I had an epiphany today. One that has been six years in the making and I'm so glad I finally had it because it clears up a LOT for me and my emotions.
Priorities are important but they are not always going to be consistent and steadfast. Not in the day to day. I think I've had this ideal that every day my priorities should be exactly the same and in the exact same order and I realized today that this just isn't so. I have a lot of priorities in my daily life. They look something like this:
watch what I eat and try to exercise
time with God - and I'm sad and ashamed to say that this always seems to fall last as the thing that I'll get to "later".
I mean really that's a very simplistic view of it all. Cleaning involved a multitude of tasks too tedious for me to list out at the moment. Feeding the kids happens WAY more often in the day than someone without children might think.

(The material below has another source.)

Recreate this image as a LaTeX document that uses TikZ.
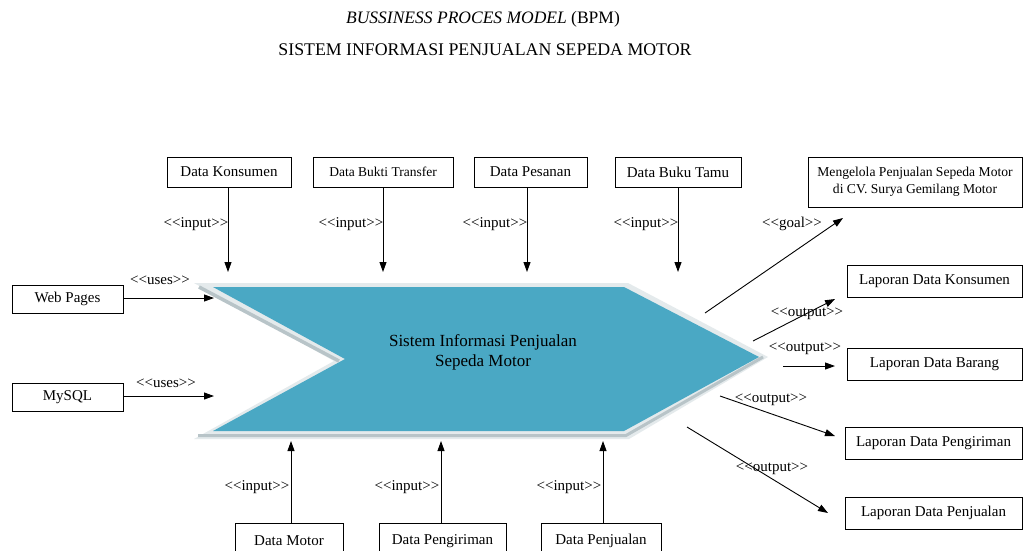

Schooling the kids - this one has tripped me up some this year. I think I've had it in my head that I'm not doing a good job if school does not look the same and in the same setting and at the same time every day. But really the only thing that can gauge how well I'm doing is the progress the children are making and since we're moving right along in both math and spelling it should be very clear to me that whether we do it upstairs at his desk while I stress about his sister and his brothers continually interrupt or if we do it in the living room or even in the kitchen (like yesterday when he sat on the floor writing and I stood at the sink washing dishes and dictating phrases - I have multi-tasking down to an art form people) while the littles nap and Howler plays an educational game online and we can both think clearly does not actually matter in the grand scheme of his life or mine. Run on much? Sorry.
Anyway while that too is something I realized today it's not THE thing that I realized.
What I realized is that yes each day has priorities. But those priorities are different and fall in a different order each day. Today the priority is the princess girl who seems to have a tummy bug. Comforting her and being compassionate towards her today is way more important than being rigid about the house cleaning and the schooling. We'll work those things in. Yesterday my priority was schooling Kayd so at naptime (we spent the morning at the library) while his siblings were all asleep that was what I focused on. By having a primary priority and understanding that cleaning the house is NOT always the top priority of my days (not even the majority of the time is cleaning the top priority) takes a load off me. It shifts my thinking. I no longer feel badly that I didn't get to the dishes because I was schooling. I have a new perspective. I got to the important task of schooling and the dishes will still be there until whenever they become priority again (usually when we decide to have company over lol).
So take a look at your priorities and see where your heart is. I know there have just been too many times where I felt like my child being sick was an inconvenience that got in the way of the "real priority" whatever the heck I thought that was for the day.
What a fresh look at life. I thank God for these little nuggets of truth in life.